Problem statement:
Skip pictures; extract every line from the one with "Give me the" through the one with "Chart.register(...registerables);", exactly as written.

Extracted material:
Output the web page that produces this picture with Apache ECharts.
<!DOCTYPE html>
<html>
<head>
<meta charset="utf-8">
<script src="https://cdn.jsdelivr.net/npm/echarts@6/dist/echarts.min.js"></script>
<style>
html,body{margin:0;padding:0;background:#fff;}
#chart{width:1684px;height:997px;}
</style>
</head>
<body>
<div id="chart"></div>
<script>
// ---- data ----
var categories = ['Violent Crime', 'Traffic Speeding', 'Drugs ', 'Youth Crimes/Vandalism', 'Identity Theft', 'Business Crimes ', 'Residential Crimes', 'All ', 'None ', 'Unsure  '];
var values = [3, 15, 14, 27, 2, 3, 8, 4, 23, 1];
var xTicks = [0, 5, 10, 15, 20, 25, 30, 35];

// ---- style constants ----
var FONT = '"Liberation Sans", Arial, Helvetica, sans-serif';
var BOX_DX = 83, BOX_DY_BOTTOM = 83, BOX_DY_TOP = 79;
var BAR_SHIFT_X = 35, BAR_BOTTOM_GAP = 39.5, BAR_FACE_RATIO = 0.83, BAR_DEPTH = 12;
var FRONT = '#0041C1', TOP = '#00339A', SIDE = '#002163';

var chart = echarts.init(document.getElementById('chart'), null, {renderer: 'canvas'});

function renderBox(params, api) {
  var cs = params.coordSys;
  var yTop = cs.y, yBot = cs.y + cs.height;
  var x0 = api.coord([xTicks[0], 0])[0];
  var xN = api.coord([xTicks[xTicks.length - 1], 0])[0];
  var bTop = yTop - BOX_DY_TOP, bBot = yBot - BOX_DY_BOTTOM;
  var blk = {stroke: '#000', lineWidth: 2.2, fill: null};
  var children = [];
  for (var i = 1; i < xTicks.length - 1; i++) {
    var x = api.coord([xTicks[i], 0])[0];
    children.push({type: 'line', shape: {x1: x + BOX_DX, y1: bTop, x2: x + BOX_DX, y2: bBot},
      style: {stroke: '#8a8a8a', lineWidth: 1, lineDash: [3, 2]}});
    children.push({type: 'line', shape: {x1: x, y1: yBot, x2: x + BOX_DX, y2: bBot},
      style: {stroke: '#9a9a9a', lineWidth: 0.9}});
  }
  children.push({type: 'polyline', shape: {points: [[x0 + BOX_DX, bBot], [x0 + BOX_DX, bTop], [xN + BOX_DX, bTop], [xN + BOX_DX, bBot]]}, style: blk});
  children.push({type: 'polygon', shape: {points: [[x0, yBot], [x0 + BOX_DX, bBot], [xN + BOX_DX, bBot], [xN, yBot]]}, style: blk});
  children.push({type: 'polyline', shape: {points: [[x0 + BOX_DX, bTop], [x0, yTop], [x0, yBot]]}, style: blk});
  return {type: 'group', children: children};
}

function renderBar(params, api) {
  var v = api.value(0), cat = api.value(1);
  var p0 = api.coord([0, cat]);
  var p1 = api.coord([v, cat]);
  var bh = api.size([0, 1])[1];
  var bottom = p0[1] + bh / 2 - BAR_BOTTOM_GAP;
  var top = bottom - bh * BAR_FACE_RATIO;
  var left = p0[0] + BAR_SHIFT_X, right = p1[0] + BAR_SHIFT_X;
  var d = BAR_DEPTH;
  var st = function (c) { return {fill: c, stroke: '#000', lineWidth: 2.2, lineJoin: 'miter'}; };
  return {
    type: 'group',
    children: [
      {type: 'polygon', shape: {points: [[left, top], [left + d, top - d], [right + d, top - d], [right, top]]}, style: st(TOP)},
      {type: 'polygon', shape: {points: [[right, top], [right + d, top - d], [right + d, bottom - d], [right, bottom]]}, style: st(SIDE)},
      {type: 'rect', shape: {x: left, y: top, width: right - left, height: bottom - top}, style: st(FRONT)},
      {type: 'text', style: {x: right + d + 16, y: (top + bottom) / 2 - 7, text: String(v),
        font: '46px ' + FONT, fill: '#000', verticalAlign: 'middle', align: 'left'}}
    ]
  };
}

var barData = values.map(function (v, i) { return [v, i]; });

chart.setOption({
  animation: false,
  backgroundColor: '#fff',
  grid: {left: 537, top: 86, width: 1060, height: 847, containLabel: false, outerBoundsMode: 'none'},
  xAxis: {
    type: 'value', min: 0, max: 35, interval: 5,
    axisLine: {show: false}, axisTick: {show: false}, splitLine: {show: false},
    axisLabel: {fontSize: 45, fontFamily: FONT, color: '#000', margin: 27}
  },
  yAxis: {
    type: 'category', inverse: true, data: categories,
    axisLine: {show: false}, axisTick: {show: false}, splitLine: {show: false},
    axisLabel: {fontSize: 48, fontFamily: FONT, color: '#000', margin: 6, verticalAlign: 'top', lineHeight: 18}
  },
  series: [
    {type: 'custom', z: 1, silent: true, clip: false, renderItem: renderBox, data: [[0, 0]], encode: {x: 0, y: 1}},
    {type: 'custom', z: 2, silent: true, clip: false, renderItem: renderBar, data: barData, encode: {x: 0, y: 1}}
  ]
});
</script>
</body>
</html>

* * *

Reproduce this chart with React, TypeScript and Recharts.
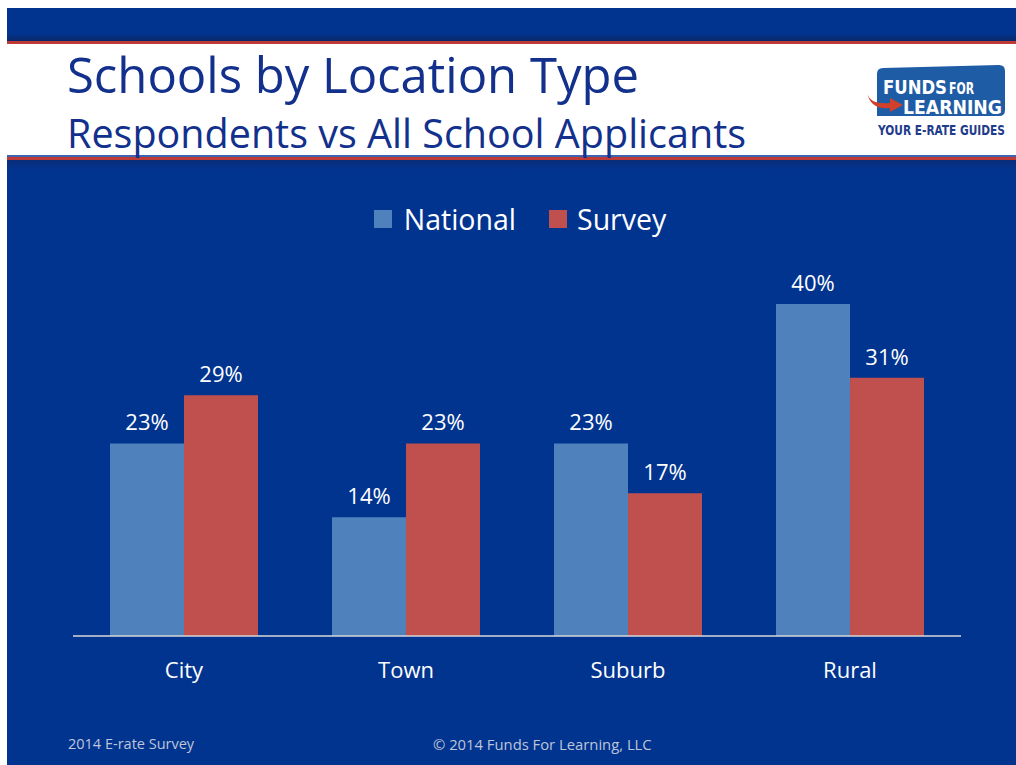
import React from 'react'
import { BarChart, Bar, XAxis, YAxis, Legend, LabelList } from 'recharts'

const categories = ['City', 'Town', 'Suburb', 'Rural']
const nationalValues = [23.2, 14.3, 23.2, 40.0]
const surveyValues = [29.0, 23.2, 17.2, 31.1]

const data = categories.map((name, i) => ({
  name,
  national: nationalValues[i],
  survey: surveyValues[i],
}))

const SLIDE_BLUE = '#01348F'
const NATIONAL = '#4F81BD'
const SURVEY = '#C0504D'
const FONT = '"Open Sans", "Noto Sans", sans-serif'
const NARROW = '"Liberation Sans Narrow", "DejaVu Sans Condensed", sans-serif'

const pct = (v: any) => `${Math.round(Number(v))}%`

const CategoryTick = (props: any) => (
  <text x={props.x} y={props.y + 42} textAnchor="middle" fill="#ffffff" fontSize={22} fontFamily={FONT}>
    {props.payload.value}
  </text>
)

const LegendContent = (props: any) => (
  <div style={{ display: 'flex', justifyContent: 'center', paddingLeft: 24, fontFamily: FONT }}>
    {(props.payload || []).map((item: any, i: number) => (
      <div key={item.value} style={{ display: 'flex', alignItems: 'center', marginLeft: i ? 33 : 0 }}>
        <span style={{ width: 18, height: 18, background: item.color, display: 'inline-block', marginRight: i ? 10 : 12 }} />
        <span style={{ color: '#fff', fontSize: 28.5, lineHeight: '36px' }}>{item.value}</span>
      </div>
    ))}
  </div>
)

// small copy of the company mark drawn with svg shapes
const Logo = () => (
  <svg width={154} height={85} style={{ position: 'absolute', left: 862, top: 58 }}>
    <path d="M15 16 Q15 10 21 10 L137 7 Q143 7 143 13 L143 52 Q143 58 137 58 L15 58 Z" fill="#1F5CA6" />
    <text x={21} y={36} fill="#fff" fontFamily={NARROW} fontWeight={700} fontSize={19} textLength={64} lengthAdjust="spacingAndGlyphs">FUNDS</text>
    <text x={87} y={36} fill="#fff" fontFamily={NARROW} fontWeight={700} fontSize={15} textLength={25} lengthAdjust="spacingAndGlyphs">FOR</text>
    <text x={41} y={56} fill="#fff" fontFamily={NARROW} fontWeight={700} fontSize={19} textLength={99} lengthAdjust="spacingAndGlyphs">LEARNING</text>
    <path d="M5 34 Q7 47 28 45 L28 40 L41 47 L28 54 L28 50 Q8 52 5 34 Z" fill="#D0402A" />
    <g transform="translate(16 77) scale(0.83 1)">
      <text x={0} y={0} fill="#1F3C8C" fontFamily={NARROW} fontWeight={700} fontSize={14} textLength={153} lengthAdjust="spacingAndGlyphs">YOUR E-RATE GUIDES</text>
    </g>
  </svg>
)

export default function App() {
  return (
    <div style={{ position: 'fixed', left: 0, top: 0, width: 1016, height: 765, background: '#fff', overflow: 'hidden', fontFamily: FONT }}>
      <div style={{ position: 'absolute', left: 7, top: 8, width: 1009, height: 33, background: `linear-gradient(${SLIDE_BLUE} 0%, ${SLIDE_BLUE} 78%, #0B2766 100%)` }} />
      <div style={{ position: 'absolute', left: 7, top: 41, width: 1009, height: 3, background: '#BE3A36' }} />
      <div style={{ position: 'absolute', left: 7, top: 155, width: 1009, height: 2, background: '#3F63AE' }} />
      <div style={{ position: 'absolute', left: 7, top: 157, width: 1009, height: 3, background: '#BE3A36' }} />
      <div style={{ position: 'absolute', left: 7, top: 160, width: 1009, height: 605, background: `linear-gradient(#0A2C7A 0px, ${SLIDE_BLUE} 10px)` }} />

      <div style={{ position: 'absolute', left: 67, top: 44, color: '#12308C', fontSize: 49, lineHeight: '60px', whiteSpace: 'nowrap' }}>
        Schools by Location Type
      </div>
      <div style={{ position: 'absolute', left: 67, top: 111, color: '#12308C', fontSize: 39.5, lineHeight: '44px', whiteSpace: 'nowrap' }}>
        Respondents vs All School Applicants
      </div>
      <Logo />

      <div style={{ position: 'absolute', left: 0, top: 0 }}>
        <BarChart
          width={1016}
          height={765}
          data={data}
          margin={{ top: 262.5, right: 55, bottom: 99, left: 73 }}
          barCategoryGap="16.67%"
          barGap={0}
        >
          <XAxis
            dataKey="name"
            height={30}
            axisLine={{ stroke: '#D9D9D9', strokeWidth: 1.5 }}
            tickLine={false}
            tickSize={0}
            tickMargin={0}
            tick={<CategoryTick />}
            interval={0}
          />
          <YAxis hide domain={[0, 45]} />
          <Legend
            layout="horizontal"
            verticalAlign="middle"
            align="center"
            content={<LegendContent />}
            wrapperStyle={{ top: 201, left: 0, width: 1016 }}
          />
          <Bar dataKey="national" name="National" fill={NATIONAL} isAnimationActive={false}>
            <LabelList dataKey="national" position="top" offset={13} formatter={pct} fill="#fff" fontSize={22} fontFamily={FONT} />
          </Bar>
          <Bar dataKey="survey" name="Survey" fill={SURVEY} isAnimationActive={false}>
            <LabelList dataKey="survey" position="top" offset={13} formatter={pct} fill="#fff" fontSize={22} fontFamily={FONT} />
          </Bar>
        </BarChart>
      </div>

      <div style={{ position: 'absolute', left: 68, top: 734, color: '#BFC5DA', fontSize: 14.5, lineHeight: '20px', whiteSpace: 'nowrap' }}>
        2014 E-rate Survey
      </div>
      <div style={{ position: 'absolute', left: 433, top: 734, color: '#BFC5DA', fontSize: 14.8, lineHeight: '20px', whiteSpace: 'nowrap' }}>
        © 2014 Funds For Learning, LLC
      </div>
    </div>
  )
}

---

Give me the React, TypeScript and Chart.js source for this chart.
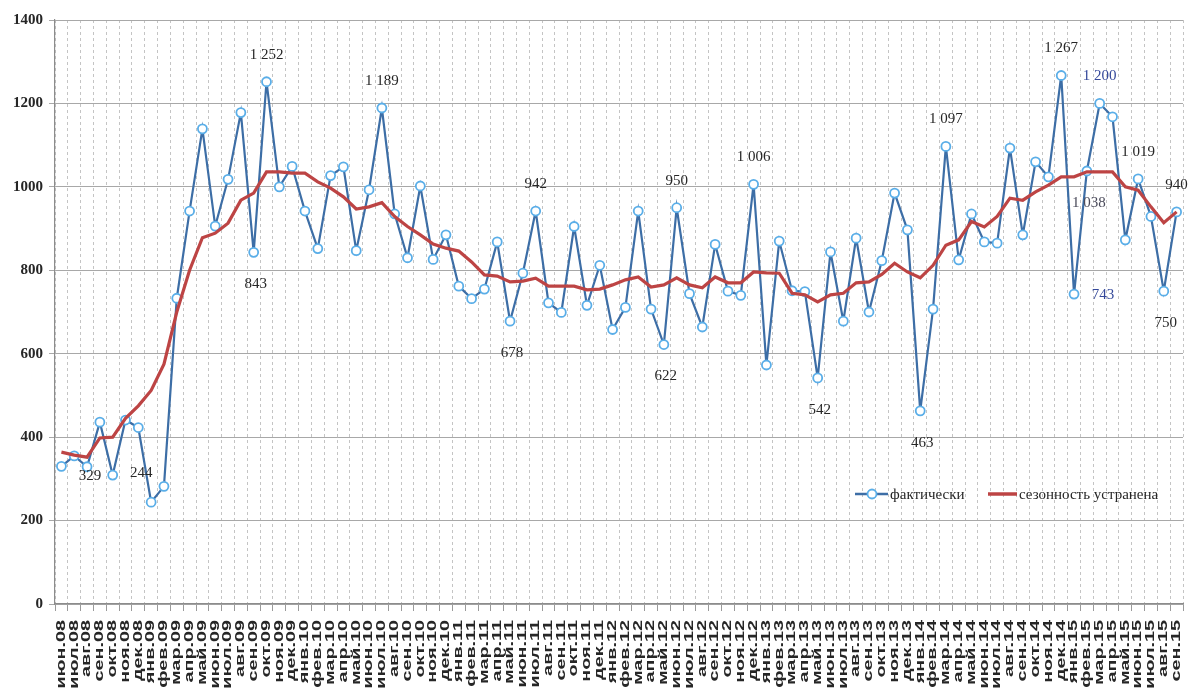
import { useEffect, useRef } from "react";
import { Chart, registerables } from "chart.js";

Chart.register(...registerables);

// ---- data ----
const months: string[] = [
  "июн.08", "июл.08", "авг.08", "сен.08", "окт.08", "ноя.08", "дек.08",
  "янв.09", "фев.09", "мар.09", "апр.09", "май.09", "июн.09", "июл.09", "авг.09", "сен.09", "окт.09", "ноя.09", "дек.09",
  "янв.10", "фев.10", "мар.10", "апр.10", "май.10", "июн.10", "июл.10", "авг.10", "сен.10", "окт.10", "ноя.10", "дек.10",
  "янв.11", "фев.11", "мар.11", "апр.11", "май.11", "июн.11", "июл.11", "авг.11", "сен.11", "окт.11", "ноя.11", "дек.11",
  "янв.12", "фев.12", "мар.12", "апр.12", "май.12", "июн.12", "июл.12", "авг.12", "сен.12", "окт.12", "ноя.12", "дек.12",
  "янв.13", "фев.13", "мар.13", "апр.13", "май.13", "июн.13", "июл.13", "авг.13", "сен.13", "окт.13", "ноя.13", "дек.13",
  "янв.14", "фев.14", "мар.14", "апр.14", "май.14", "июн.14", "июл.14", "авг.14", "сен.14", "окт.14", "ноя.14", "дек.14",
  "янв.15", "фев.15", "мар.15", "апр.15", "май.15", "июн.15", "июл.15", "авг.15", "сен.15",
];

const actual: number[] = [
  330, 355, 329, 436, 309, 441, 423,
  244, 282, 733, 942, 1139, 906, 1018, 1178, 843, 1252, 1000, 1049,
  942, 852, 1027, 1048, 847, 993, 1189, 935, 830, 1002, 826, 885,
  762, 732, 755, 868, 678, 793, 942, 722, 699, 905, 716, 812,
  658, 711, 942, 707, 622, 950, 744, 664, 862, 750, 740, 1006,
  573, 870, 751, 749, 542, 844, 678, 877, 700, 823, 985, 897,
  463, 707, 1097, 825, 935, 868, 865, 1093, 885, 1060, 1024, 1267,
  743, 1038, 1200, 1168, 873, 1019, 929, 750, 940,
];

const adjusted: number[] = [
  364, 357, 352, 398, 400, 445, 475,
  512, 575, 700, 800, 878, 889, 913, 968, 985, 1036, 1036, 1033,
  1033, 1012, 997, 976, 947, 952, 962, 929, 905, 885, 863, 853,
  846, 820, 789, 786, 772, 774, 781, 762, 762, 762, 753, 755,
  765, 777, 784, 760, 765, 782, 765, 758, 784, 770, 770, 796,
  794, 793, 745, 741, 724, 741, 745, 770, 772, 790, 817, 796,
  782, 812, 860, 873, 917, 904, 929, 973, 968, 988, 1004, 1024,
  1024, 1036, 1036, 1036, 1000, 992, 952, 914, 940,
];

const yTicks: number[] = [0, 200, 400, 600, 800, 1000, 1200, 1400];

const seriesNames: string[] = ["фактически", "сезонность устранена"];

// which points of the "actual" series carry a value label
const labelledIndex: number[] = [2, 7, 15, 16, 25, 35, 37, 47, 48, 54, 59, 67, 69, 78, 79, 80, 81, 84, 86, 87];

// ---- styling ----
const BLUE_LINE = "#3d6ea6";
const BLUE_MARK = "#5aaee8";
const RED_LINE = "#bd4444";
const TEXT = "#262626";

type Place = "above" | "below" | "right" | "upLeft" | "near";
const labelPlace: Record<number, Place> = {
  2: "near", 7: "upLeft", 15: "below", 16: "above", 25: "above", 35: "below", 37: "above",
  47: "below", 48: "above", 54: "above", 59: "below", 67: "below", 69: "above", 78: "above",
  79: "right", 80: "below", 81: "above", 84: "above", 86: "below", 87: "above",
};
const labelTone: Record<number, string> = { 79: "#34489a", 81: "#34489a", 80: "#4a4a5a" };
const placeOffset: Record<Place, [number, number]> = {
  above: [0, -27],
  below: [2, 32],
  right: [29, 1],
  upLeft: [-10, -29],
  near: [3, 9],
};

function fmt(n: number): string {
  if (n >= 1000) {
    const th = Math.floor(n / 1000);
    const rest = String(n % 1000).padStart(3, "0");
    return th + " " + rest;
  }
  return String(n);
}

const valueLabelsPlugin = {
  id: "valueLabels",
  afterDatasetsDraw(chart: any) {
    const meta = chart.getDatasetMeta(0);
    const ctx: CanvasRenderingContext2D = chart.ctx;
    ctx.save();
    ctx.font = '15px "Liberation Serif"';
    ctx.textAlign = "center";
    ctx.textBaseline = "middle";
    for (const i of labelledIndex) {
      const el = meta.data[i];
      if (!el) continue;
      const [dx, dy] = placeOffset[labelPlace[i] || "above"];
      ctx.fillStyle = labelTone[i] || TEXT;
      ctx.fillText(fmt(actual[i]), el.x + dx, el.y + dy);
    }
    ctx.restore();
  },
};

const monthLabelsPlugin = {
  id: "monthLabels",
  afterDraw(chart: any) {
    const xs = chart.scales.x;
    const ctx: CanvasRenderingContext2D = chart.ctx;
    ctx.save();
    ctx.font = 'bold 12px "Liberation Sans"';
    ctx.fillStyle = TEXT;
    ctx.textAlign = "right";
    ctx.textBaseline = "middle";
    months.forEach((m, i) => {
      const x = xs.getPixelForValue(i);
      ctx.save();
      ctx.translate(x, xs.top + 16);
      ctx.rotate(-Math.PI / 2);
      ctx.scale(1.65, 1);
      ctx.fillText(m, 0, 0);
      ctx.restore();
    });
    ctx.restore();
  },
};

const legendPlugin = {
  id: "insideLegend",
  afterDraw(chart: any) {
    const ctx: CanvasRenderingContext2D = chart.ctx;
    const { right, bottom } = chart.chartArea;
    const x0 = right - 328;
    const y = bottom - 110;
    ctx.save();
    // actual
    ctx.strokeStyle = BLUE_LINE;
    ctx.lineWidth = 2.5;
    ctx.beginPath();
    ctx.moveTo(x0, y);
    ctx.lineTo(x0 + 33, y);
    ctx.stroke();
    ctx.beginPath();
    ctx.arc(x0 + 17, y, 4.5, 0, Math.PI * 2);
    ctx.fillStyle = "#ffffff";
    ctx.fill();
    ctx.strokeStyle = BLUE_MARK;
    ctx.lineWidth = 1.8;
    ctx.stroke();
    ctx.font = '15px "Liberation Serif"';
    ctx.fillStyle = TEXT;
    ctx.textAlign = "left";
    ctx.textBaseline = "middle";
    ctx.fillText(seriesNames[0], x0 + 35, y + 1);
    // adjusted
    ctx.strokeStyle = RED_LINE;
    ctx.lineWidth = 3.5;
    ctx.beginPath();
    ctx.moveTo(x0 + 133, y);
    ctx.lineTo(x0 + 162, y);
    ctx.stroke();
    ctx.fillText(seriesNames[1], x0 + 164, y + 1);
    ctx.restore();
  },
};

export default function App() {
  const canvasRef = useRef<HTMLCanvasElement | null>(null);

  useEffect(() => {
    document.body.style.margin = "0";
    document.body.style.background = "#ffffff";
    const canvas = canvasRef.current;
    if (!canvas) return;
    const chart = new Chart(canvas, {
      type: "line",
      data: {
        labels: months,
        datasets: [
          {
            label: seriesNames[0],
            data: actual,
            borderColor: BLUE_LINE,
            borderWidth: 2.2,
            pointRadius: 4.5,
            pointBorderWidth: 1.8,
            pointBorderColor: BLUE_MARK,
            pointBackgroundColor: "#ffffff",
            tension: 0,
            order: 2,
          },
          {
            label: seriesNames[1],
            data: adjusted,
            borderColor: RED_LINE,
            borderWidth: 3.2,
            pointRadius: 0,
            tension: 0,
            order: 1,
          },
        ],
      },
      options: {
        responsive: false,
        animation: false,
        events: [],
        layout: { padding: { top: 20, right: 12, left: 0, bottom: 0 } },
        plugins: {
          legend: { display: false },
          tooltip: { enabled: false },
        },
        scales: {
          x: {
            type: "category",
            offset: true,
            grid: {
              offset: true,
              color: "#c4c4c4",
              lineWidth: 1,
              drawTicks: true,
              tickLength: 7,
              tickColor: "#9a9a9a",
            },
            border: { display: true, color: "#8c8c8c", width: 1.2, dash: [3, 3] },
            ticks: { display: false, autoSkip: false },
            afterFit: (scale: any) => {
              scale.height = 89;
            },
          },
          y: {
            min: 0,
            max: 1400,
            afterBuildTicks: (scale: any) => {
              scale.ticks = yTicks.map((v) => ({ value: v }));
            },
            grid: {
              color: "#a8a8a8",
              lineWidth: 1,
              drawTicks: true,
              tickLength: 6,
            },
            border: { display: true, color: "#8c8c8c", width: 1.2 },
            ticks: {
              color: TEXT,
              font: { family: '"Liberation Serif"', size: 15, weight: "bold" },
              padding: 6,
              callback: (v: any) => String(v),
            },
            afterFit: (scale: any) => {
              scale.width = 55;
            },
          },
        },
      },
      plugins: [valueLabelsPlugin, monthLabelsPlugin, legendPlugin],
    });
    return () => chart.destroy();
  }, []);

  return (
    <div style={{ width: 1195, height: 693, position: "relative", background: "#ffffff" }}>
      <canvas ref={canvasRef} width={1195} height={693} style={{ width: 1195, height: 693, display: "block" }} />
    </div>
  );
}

Solution to this exercise:
Give me the React, TypeScript and Chart.js source for this chart.
import { useEffect, useRef } from "react";
import { Chart, registerables } from "chart.js";

Chart.register(...registerables);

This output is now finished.